Anyway: ordered a medium-rare ribeye. They chargrill their steaks at AJ Maxwell’s so if you don’t like them that way don’t go. If you do, the steaks are good. The meat was tender and flavorful. It looks colossal but it is (they say) just 22oz. It looked huge and was over 2in thick. Probably 22oz after cooking.

I read some reviews and typically the people that complain asked for medium or medium well. If the piece is that thick and they chargrill it, rest assured the exterior will be pretty crispy if you want medium. By the same token, getting medium rare could mean some parts are pretty rare indeed. Not the place to be if you like medium and above.

I actually thought it was better than Bobby Van’s though still not as good as Flames. However, eating once someplace is not enough of a statistical sample. It’s beef after all, not purified water. Not the easiest thing in the world to be consistent with. Hence the incredulity of most people when I tell them that I had the best steak of my life at Wollensky’s. Maybe I got lucky. Hey, at least I said Wollensky’s, not Appleby’s… it’s a legitimate steakhouse.

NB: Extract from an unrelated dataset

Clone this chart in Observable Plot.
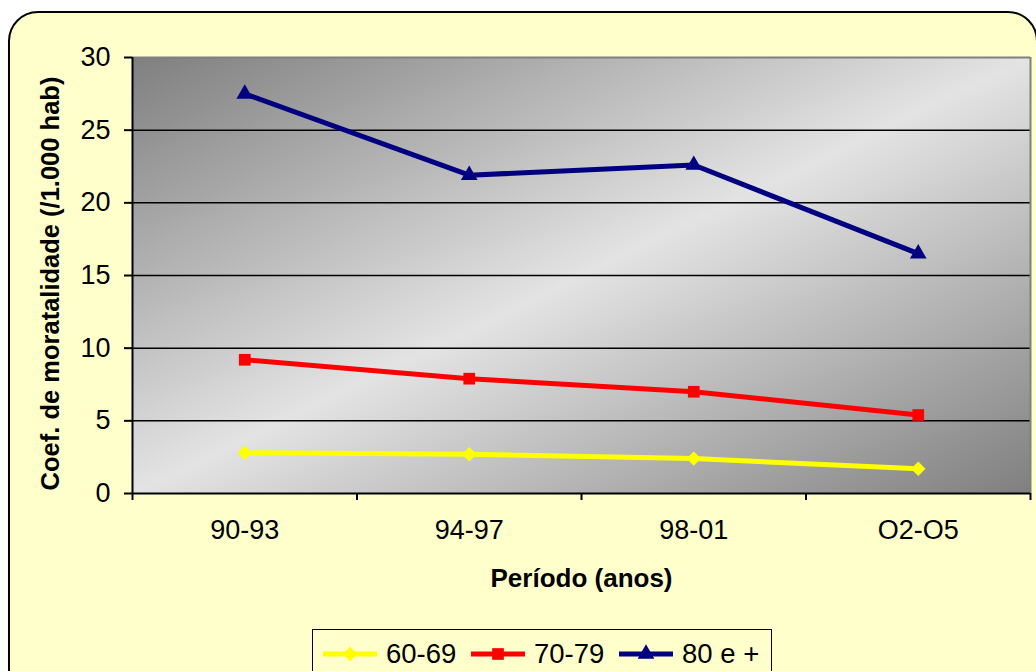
<!DOCTYPE html>
<html>
<head>
<meta charset="utf-8">
<script src="https://cdn.jsdelivr.net/npm/d3@7"></script>
<script src="https://cdn.jsdelivr.net/npm/@observablehq/plot@0.6"></script>
<style>
  html, body { margin: 0; padding: 0; background: #ffffff; width: 1036px; height: 671px; overflow: hidden; font-family: "Liberation Sans", Arial, sans-serif; }
  #outer { position: absolute; left: 8px; top: 11px; width: 1030px; height: 720px; box-sizing: border-box; border: 2px solid #000; border-radius: 30px; background: #FFFFCC; }
  #chart { position: absolute; left: 0; top: 0; }
  #legend { position: absolute; left: 312px; top: 629px; width: 460px; height: 70px; box-sizing: border-box; border: 1.5px solid #000; background: #FFFFCC; }
  #legend .item { position: absolute; top: 6px; font-size: 27.5px; line-height: 36px; white-space: nowrap; }
  #legend svg { position: absolute; top: 0; }
</style>
</head>
<body>
<div id="outer"></div>
<div id="chart"></div>
<div id="legend"></div>
<script>
// ---- data ----
const categories = ["90-93", "94-97", "98-01", "O2-O5"];
const seriesNames = ["60-69", "70-79", "80 e +"];
const s60_69 = [2.8, 2.7, 2.4, 1.7];
const s70_79 = [9.2, 7.9, 7.0, 5.4];
const s80plus = [27.5, 21.9, 22.6, 16.5];
const yTicks = [0, 5, 10, 15, 20, 25, 30];
const seriesColors = ["#FFFF00", "#FF0000", "#000080"];
const seriesSymbols = ["diamond2", "square", "triangle"];
const markR = [6.5, 6.6, 6.2];

const seriesValues = [s60_69, s70_79, s80plus];
const data = [];
seriesValues.forEach((vals, si) => {
  vals.forEach((v, i) => data.push({series: seriesNames[si], idx: i + 0.5, cat: categories[i], value: v}));
});

const chart = Plot.plot({
  width: 1036,
  height: 671,
  marginLeft: 132,
  marginRight: 6,
  marginTop: 57,
  marginBottom: 178,
  style: {background: "transparent", fontFamily: "'Liberation Sans', Arial, sans-serif", color: "#000", overflow: "visible"},
  x: {type: "linear", domain: [0, categories.length], axis: null},
  y: {domain: [0, 30], axis: null},
  color: {domain: seriesNames, range: seriesColors},
  symbol: {domain: seriesNames, range: seriesSymbols},
  marks: [
    Plot.frame({fill: "url(#bgGrad)", stroke: "none"}),
    Plot.gridY(yTicks.filter(d => d > 0 && d < 30), {stroke: "#000", strokeOpacity: 1, strokeWidth: 1.5}),
    Plot.ruleY([30], {stroke: "#808080", strokeWidth: 2}),
    Plot.ruleX([categories.length], {stroke: "#808080", strokeWidth: 2}),
    Plot.ruleX([0], {stroke: "#000", strokeWidth: 2}),
    Plot.ruleY([0], {stroke: "#000", strokeWidth: 2}),
    Plot.axisY({ticks: yTicks, tickSize: 8, tickPadding: 14, fontSize: 27, label: null, strokeWidth: 2}),
    Plot.axisX({ticks: d3.range(categories.length + 1), tickSize: 7, tickFormat: () => "", label: null, strokeWidth: 2}),
    Plot.axisX({ticks: categories.map((c, i) => i + 0.5), tickSize: 0, tickPadding: 26, fontSize: 27, label: null,
      tickFormat: d => categories[Math.floor(d)]}),
    Plot.line(data, {x: "idx", y: "value", z: "series", stroke: "series", strokeWidth: 5, strokeLinejoin: "round"}),
    ...seriesNames.map((name, si) =>
      Plot.dot(data.filter(d => d.series === name), {x: "idx", y: "value", symbol: "series", fill: "series", stroke: "none", r: markR[si]})),
    Plot.text(["Período (anos)"], {frameAnchor: "bottom", lineAnchor: "middle", dy: 85, fontSize: 26, fontWeight: "bold"}),
    Plot.text(["Coef. de moratalidade (/1.000 hab)"], {frameAnchor: "left", lineAnchor: "middle", textAnchor: "middle", rotate: -90, dx: -82, dy: 8, fontSize: 25.5, fontWeight: "bold"})
  ]
});

document.getElementById("chart").appendChild(chart);

// gradient background
const defs = d3.select(chart).insert("defs", ":first-child");
const grad = defs.append("linearGradient").attr("id", "bgGrad")
  .attr("x1", 0).attr("y1", 0).attr("x2", 1).attr("y2", 1);
grad.append("stop").attr("offset", "0%").attr("stop-color", "#7f7f7f");
grad.append("stop").attr("offset", "50%").attr("stop-color", "#e3e3e3");
grad.append("stop").attr("offset", "100%").attr("stop-color", "#7f7f7f");

// legend
const legend = d3.select("#legend");
const itemLefts = [10, 158, 306];
const symMap = {diamond2: d3.symbolDiamond2, square: d3.symbolSquare, triangle: d3.symbolTriangle};
seriesNames.forEach((name, i) => {
  const item = legend.append("div").attr("class", "item").style("left", itemLefts[i] + "px");
  const sw = item.append("svg").attr("width", 56).attr("height", 36).style("left", "0px");
  sw.append("line").attr("x1", 0).attr("x2", 54).attr("y1", 18).attr("y2", 18)
    .attr("stroke", seriesColors[i]).attr("stroke-width", 5);
  const r = markR[i];
  sw.append("path").attr("transform", "translate(27,18)")
    .attr("d", d3.symbol(symMap[seriesSymbols[i]], r * r * Math.PI)())
    .attr("fill", seriesColors[i]);
  item.append("span").style("position", "absolute").style("left", "63px").style("top", "0px").text(name);
});
</script>
</body>
</html>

After a few months I’ll definitely need colonics to get rid of the barnacles.

BTW, if you just want to read about technology you can select the topics at the top of the screen so you don’t have to read about my steak-eating adventures. Or vice versa.


Ate at Bobby Van’s in Manhattan

After the glowing reviews of a colleague I ate at Bobby Van’s on 230 Park. It’s considered to be one of the better NYC steakhouses (there are 4 in the chain, most in NYC).

I got a bone-in ribeye and some mushrooms.

I asked for a 145°F internal temperature and the decrepit waiter looked at me like I had three heads. “What does that mean?” I said medium rare…

The steak was pretty good, slightly overcooked but not as flavorful as what I had at Flames. It was also a bit dry for a ribeye and totally unseasoned. Still, not a bad cut.

The mushrooms provided some lubrication.

Not a religious experience, I’ll try the Old Homestead tomorrow hopefully.